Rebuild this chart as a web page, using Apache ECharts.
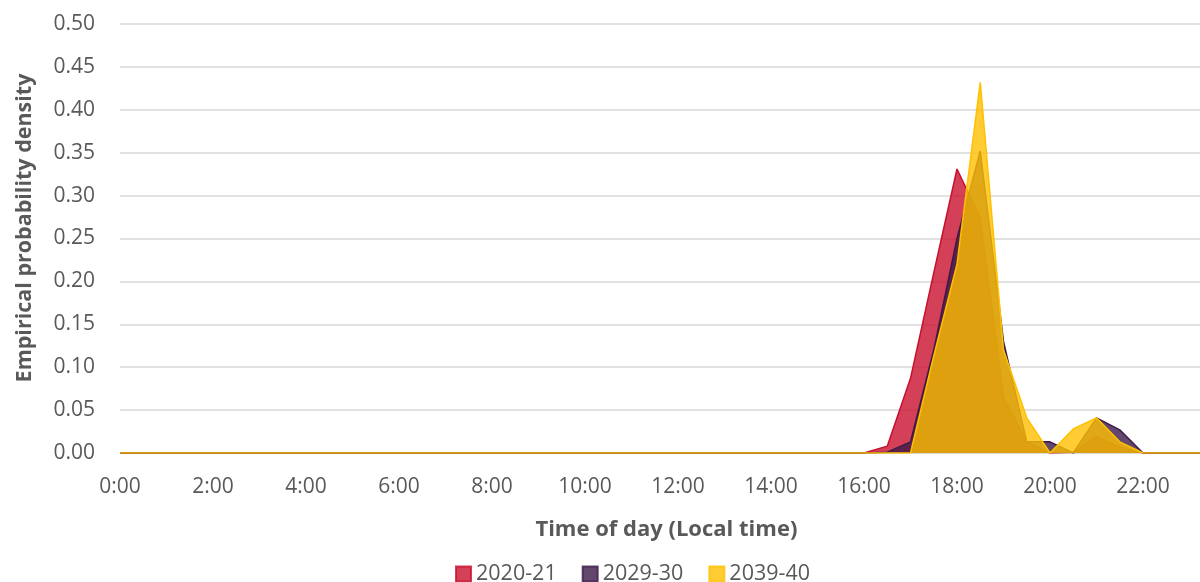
<!DOCTYPE html>
<html>
<head>
<meta charset="utf-8">
<script src="https://cdn.jsdelivr.net/npm/echarts@6/dist/echarts.min.js"></script>
<style>
html,body{margin:0;padding:0;background:#fff;}
#chart{width:1200px;height:582px;}
</style>
</head>
<body>
<div id="chart"></div>
<script>
// Half-hour categories 0:00 .. 23:30
const categories = [];
for (let h = 0; h < 24; h++) { categories.push(h + ':00'); categories.push(h + ':30'); }

const seriesNames = ['2020-21', '2029-30', '2039-40'];

// values indexed by half hour (0 = 0:00, 32 = 16:00, 36 = 18:00, 40 = 20:00, 44 = 22:00)
const values2020 = [
  0,0,0,0,0,0,0,0, 0,0,0,0,0,0,0,0,
  0,0,0,0,0,0,0,0, 0,0,0,0,0,0,0,0,
  0, 0.008, 0.087, 0.21, 0.331, 0.274, 0.065, 0.013,
  0, 0.001, 0.019, 0.007, 0, 0, 0, 0
];
const values2029 = [
  0,0,0,0,0,0,0,0, 0,0,0,0,0,0,0,0,
  0,0,0,0,0,0,0,0, 0,0,0,0,0,0,0,0,
  0, 0.001, 0.013, 0.12, 0.25, 0.352, 0.13, 0.013,
  0.013, 0, 0.041, 0.027, 0, 0, 0, 0
];
const values2039 = [
  0,0,0,0,0,0,0,0, 0,0,0,0,0,0,0,0,
  0,0,0,0,0,0,0,0, 0,0,0,0,0,0,0,0,
  0, 0, 0, 0.113, 0.22, 0.432, 0.12, 0.041,
  0, 0.028, 0.041, 0.013, 0, 0, 0, 0
];
const yTicks = [0, 0.05, 0.10, 0.15, 0.20, 0.25, 0.30, 0.35, 0.40, 0.45, 0.50];

const lineColors = ['#C8102E', '#3C1A48', '#FFC000'];
const FONT = '"Open Sans", "Noto Sans", sans-serif';

const chart = echarts.init(document.getElementById('chart'), null, {renderer: 'canvas'});
const allValues = [values2020, values2029, values2039];

chart.setOption({
  animation: false,
  backgroundColor: '#ffffff',
  grid: { left: 120, width: 1092.75, top: 24, height: 429, containLabel: false, outerBoundsMode: 'none' },
  legend: {
    top: 558,
    left: 450,
    itemWidth: 15,
    itemHeight: 15,
    itemGap: 25,
    icon: 'rect',
    textStyle: { fontFamily: FONT, fontSize: 21.5, color: '#595959' },
    data: seriesNames
  },
  graphic: [{
    type: 'text',
    x: 25,
    y: 228,
    rotation: Math.PI / 2,
    style: {
      text: 'Empirical probability density',
      font: 'bold 21.5px "Open Sans", "Noto Sans", sans-serif',
      fill: '#595959',
      align: 'center',
      verticalAlign: 'middle'
    }
  }],
  xAxis: {
    type: 'category',
    data: categories,
    boundaryGap: false,
    name: 'Time of day (Local time)',
    nameLocation: 'middle',
    nameGap: 66,
    nameTextStyle: { fontFamily: FONT, fontSize: 22, fontWeight: 'bold', color: '#595959' },
    axisLine: { show: true, lineStyle: { color: '#D9D9D9', width: 1 } },
    axisTick: { show: false },
    axisLabel: { interval: 3, margin: 24, fontFamily: FONT, fontSize: 21, color: '#595959' },
    splitLine: { show: false }
  },
  yAxis: {
    type: 'value',
    min: yTicks[0],
    max: yTicks[yTicks.length - 1],
    interval: 0.05,
    axisLine: { show: false },
    axisTick: { show: false },
    axisLabel: { margin: 25, fontFamily: FONT, fontSize: 21, color: '#595959',
      formatter: v => v.toFixed(2) },
    splitLine: { lineStyle: { color: '#D9D9D9', width: 1.5 } }
  },
  series: seriesNames.map((name, i) => ({
    name: name,
    type: 'line',
    data: allValues[i],
    symbol: 'none',
    lineStyle: { color: lineColors[i], width: 1.5 },
    itemStyle: { color: lineColors[i], borderColor: lineColors[i], borderWidth: 1.5, opacity: 0.8 },
    areaStyle: { color: lineColors[i], opacity: 0.8 },
    z: 2 + i
  }))
});
</script>
</body>
</html>
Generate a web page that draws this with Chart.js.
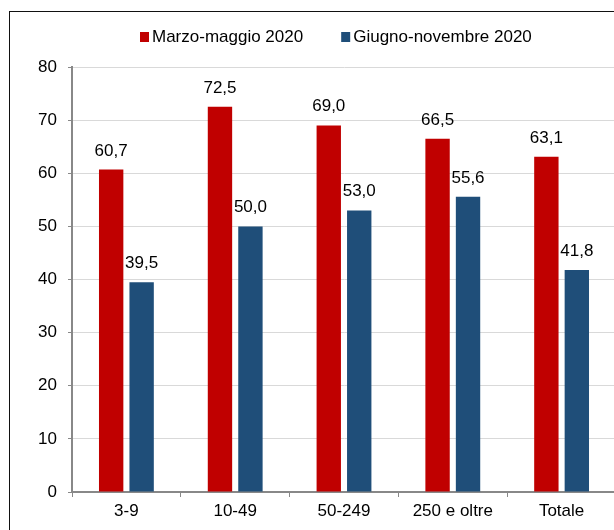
━━━━━━
- [Written task]
Every record must be copied exactly, with images dropped from the result.

- [Problem solution]
Rebuild this chart as a web page, using Apache ECharts.
<!DOCTYPE html>
<html>
<head>
<meta charset="utf-8">
<script src="https://cdn.jsdelivr.net/npm/echarts@6/dist/echarts.min.js"></script>
<style>
html,body{margin:0;padding:0;background:#fff;}
#chart{width:1200px;height:582px;}
</style>
</head>
<body>
<div id="chart"></div>
<script>
// Half-hour categories 0:00 .. 23:30
const categories = [];
for (let h = 0; h < 24; h++) { categories.push(h + ':00'); categories.push(h + ':30'); }

const seriesNames = ['2020-21', '2029-30', '2039-40'];

// values indexed by half hour (0 = 0:00, 32 = 16:00, 36 = 18:00, 40 = 20:00, 44 = 22:00)
const values2020 = [
  0,0,0,0,0,0,0,0, 0,0,0,0,0,0,0,0,
  0,0,0,0,0,0,0,0, 0,0,0,0,0,0,0,0,
  0, 0.008, 0.087, 0.21, 0.331, 0.274, 0.065, 0.013,
  0, 0.001, 0.019, 0.007, 0, 0, 0, 0
];
const values2029 = [
  0,0,0,0,0,0,0,0, 0,0,0,0,0,0,0,0,
  0,0,0,0,0,0,0,0, 0,0,0,0,0,0,0,0,
  0, 0.001, 0.013, 0.12, 0.25, 0.352, 0.13, 0.013,
  0.013, 0, 0.041, 0.027, 0, 0, 0, 0
];
const values2039 = [
  0,0,0,0,0,0,0,0, 0,0,0,0,0,0,0,0,
  0,0,0,0,0,0,0,0, 0,0,0,0,0,0,0,0,
  0, 0, 0, 0.113, 0.22, 0.432, 0.12, 0.041,
  0, 0.028, 0.041, 0.013, 0, 0, 0, 0
];
const yTicks = [0, 0.05, 0.10, 0.15, 0.20, 0.25, 0.30, 0.35, 0.40, 0.45, 0.50];

const lineColors = ['#C8102E', '#3C1A48', '#FFC000'];
const FONT = '"Open Sans", "Noto Sans", sans-serif';

const chart = echarts.init(document.getElementById('chart'), null, {renderer: 'canvas'});
const allValues = [values2020, values2029, values2039];

chart.setOption({
  animation: false,
  backgroundColor: '#ffffff',
  grid: { left: 120, width: 1092.75, top: 24, height: 429, containLabel: false, outerBoundsMode: 'none' },
  legend: {
    top: 558,
    left: 450,
    itemWidth: 15,
    itemHeight: 15,
    itemGap: 25,
    icon: 'rect',
    textStyle: { fontFamily: FONT, fontSize: 21.5, color: '#595959' },
    data: seriesNames
  },
  graphic: [{
    type: 'text',
    x: 25,
    y: 228,
    rotation: Math.PI / 2,
    style: {
      text: 'Empirical probability density',
      font: 'bold 21.5px "Open Sans", "Noto Sans", sans-serif',
      fill: '#595959',
      align: 'center',
      verticalAlign: 'middle'
    }
  }],
  xAxis: {
    type: 'category',
    data: categories,
    boundaryGap: false,
    name: 'Time of day (Local time)',
    nameLocation: 'middle',
    nameGap: 66,
    nameTextStyle: { fontFamily: FONT, fontSize: 22, fontWeight: 'bold', color: '#595959' },
    axisLine: { show: true, lineStyle: { color: '#D9D9D9', width: 1 } },
    axisTick: { show: false },
    axisLabel: { interval: 3, margin: 24, fontFamily: FONT, fontSize: 21, color: '#595959' },
    splitLine: { show: false }
  },
  yAxis: {
    type: 'value',
    min: yTicks[0],
    max: yTicks[yTicks.length - 1],
    interval: 0.05,
    axisLine: { show: false },
    axisTick: { show: false },
    axisLabel: { margin: 25, fontFamily: FONT, fontSize: 21, color: '#595959',
      formatter: v => v.toFixed(2) },
    splitLine: { lineStyle: { color: '#D9D9D9', width: 1.5 } }
  },
  series: seriesNames.map((name, i) => ({
    name: name,
    type: 'line',
    data: allValues[i],
    symbol: 'none',
    lineStyle: { color: lineColors[i], width: 1.5 },
    itemStyle: { color: lineColors[i], borderColor: lineColors[i], borderWidth: 1.5, opacity: 0.8 },
    areaStyle: { color: lineColors[i], opacity: 0.8 },
    z: 2 + i
  }))
});
</script>
</body>
</html>
Generate a web page that draws this with Chart.js.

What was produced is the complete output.